Lisp gives you tools that other languages don’t provide. Taken separately, the new things that come with Lisp—automatic memory management, manifest typing, closures, and so on—each make programming that much easier. Taken together, they form a critical mass that makes possible a new way of programming.

Extensible Software

Lisp is designed to be extensible: it lets you define new operators yourself. This is possible because the Lisp language is made out of the same functions and macros as your own programs. So it’s no more difficult to extend Lisp than to write a program in it. In fact, is so easy (and so useful) that extending the language is standard practice.

Bottom-up Programming

As you are writing your program down toward the language, you build the language up toward your program. You work bottom-up, as well as top-down.

Almost any program can benefit from having the language tailored to suit its needs, but the more complex the program, the more valuable bottom-up programming becomes.

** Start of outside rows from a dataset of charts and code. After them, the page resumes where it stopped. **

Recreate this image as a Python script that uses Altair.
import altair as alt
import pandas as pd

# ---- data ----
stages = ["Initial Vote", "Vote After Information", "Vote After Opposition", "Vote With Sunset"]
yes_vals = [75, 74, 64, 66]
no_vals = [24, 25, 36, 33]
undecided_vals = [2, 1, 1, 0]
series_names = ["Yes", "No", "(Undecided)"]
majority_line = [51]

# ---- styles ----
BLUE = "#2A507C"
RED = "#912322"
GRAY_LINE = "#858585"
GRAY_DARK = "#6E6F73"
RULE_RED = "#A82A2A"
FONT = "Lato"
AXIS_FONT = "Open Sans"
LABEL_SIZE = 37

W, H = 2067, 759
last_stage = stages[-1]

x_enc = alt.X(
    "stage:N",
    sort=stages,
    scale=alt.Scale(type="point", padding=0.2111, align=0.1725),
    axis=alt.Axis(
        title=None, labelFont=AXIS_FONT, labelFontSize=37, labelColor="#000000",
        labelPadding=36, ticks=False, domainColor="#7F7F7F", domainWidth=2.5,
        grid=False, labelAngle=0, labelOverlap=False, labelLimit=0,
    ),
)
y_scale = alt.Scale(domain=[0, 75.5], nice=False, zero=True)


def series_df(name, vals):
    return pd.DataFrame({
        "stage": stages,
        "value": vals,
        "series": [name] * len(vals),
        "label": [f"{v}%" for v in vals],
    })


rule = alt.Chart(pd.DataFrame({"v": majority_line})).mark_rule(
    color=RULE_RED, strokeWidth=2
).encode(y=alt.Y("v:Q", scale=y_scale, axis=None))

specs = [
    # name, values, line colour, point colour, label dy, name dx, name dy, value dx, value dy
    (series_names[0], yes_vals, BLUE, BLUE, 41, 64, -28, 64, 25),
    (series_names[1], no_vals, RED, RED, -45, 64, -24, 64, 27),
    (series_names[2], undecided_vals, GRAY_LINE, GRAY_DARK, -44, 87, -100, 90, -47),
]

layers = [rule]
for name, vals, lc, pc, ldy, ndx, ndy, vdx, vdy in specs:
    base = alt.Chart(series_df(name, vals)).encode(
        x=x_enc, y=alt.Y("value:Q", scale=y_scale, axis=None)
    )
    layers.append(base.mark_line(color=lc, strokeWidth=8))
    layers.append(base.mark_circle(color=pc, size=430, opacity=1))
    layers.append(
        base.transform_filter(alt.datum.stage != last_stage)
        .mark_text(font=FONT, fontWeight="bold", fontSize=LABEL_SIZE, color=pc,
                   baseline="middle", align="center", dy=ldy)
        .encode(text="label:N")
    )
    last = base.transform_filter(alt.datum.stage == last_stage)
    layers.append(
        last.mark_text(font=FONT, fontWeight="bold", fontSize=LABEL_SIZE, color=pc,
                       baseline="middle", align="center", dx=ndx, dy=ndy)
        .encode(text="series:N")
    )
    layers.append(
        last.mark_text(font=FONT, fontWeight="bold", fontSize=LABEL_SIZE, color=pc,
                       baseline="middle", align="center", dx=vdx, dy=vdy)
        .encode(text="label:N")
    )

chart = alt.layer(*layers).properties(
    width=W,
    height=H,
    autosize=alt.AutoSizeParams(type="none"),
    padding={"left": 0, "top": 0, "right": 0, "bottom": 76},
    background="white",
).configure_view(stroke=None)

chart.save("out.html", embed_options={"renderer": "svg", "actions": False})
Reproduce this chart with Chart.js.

A bottom-up program can be written as a series of layers, each one acting as a sort of programming language for the one above. TeX was one of the earliest programs to be written this way. You can write programs bottom-up in any language, but Lisp is far the most natural vehicle for this style.

Bottom-up programming leads naturally to extensible software. If you take the principle of bottom-up programming all the way to the topmost layer of your program, then that layer becomes a programming language for the user. Because the idea of extensibility is so deeply-rooted in Lisp, it makes the ideal language of writing extensible software. Three of the most successful programs of the 1980s provide Lisp as an extension language: Gnu Emacs, Autocad, and Interleaf.

Reusable Software

Working bottom-up is also the best way to get reusable software.

,*The essence of writing reusable software is to separate the general from the specific, and bottom-up programming inherently creates such a separation.*

Instead of devoting all your effort to writing a single, monolithic application, you devote part of your effort to building a language, and part to writing a (proportionately smaller) application on top of it. What is specific to this application will be concentrated in the topmost layer. The layers beneath will from a language for writing applications like this one—and what could be more reusable than a programming language?

Big Abstractions and a Dynamic Interactive Environment

Lisp allows you not just to write more sophisticated programs, but to write themn faster. Lisp programs tend to be short—the language gives you bigger concepts, so you don’t have to use as many. The time it takes to write a program depends mostly on its length. So this fact alone means that Lisp programs take less time to write.

The effect is amplified by Lisp’s dynamic character: in Lisp the edit-compile-test cycle is so short that programming is real-time.

Bigger abstractions and an interactive environment can change the way organizations develop software. The phrase rapid prototyping describes a kind of programming that began with Lisp: in Lisp, you can often write a prototype in less time that it would take to write the spec for one. Such a prototype can be so abstract that it makes a better spec than one written in English. Lisp allows you to make a smooth transition from prototype to production software. When Copmmon Lisp programs are written with an eye to speed and compiled by modern compilers, they run as fast as programs in any other high-level language.